Mohler: Well Jim I appreciate your candor in that because I think a lot of Christian conservatives are going to try to deny the obvious. I mean, when we’re talking about same-sex marriage, we’re talking about something that is already legal in one form or another in basically twelve states. So whether they call it marriage, as they do in a few states, or marriage lite as they have now in twelve states, the reality is that a good number of Americans are living where they’re already facing not just the inevitably, but the reality, of same-sex marriage. I think it’s clear that something like same-sex marriage – indeed, almost exactly what we would envision by that – is going to become normalized, legalized, and recognized in the culture. It’s time for Christians to start thinking about how we’re going to deal with that.

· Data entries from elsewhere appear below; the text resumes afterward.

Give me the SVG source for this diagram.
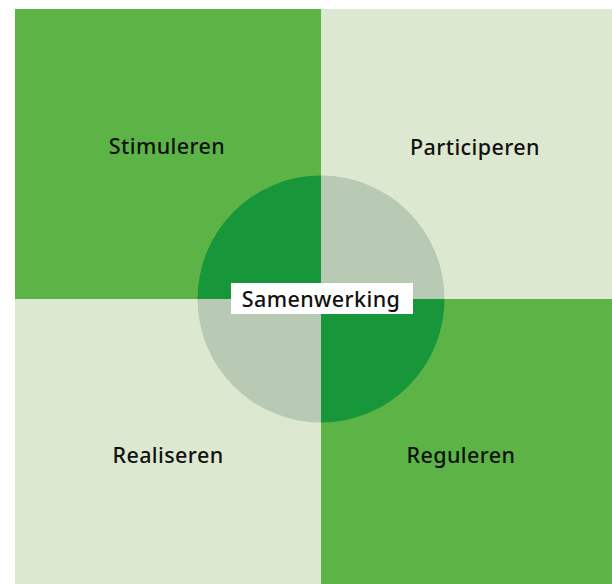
<svg xmlns="http://www.w3.org/2000/svg" width="612" height="584" viewBox="0 0 612 584">
<style>
.lbl{font-family:"Noto Sans","Liberation Sans",sans-serif;font-size:21.5px;font-weight:500;letter-spacing:0.4px;fill:#111;text-anchor:middle;dominant-baseline:central}
</style>
<rect width="612" height="584" fill="#ffffff"/>
<g id="stimuleren"><rect x="15" y="9" width="306" height="290" fill="#5cb446"/><text class="lbl" x="167" y="145">Stimuleren</text></g>
<g id="participeren"><rect x="321" y="9" width="291" height="290" fill="#dde8d0"/><text class="lbl" x="475" y="146">Participeren</text></g>
<g id="realiseren"><rect x="15" y="299" width="306" height="285" fill="#dde8d0"/><text class="lbl" x="168" y="454">Realiseren</text></g>
<g id="reguleren"><rect x="321" y="299" width="291" height="285" fill="#5cb446"/><text class="lbl" x="461" y="454">Reguleren</text></g>
<g id="samenwerking">
<path d="M321,299 L321,175.5 A123.5,123.5 0 0 0 197.5,299 Z" fill="#18963a"/>
<path d="M321,299 L444.5,299 A123.5,123.5 0 0 0 321,175.5 Z" fill="#b8c9b4"/>
<path d="M321,299 L197.5,299 A123.5,123.5 0 0 0 321,422.5 Z" fill="#b8c9b4"/>
<path d="M321,299 L321,422.5 A123.5,123.5 0 0 0 444.5,299 Z" fill="#18963a"/>
<rect x="231" y="283" width="182" height="31" fill="#ffffff"/>
<text class="lbl" x="321" y="298">Samenwerking</text>
</g>
<g id="connectors"/>
</svg>
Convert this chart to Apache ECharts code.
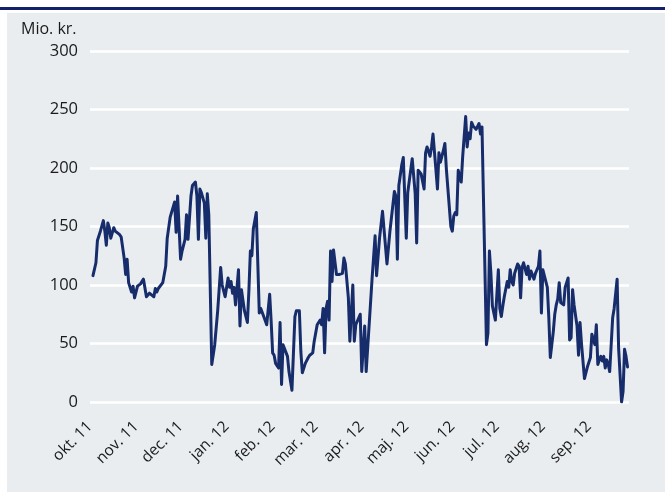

I think in the United States, Evangelical Christians in particular, have kind of grown accustomed to having our beliefs and moral convictions and ways of life supported by the state, by the larger culture and we’re going to have to learn what it means to live faithfully as Christians when we do not have those supports. You know, it’s one thing to live believing that you’re in the majority position – everything comes pretty easy that way …
Daly: A Christian nation.
Mohler: That’s right. But when you live in a situation where we’re clearly a minority holding to certain convictions that the larger culture either doesn’t hold or doesn’t hold tenaciously or as very important, we’re going to find out just where we stand as Christians.
That’s the spirit, Albert! You should definitely start getting used to it. Secularism is going to rule the day and you and your friends can curl up in your churches and wait for the second coming.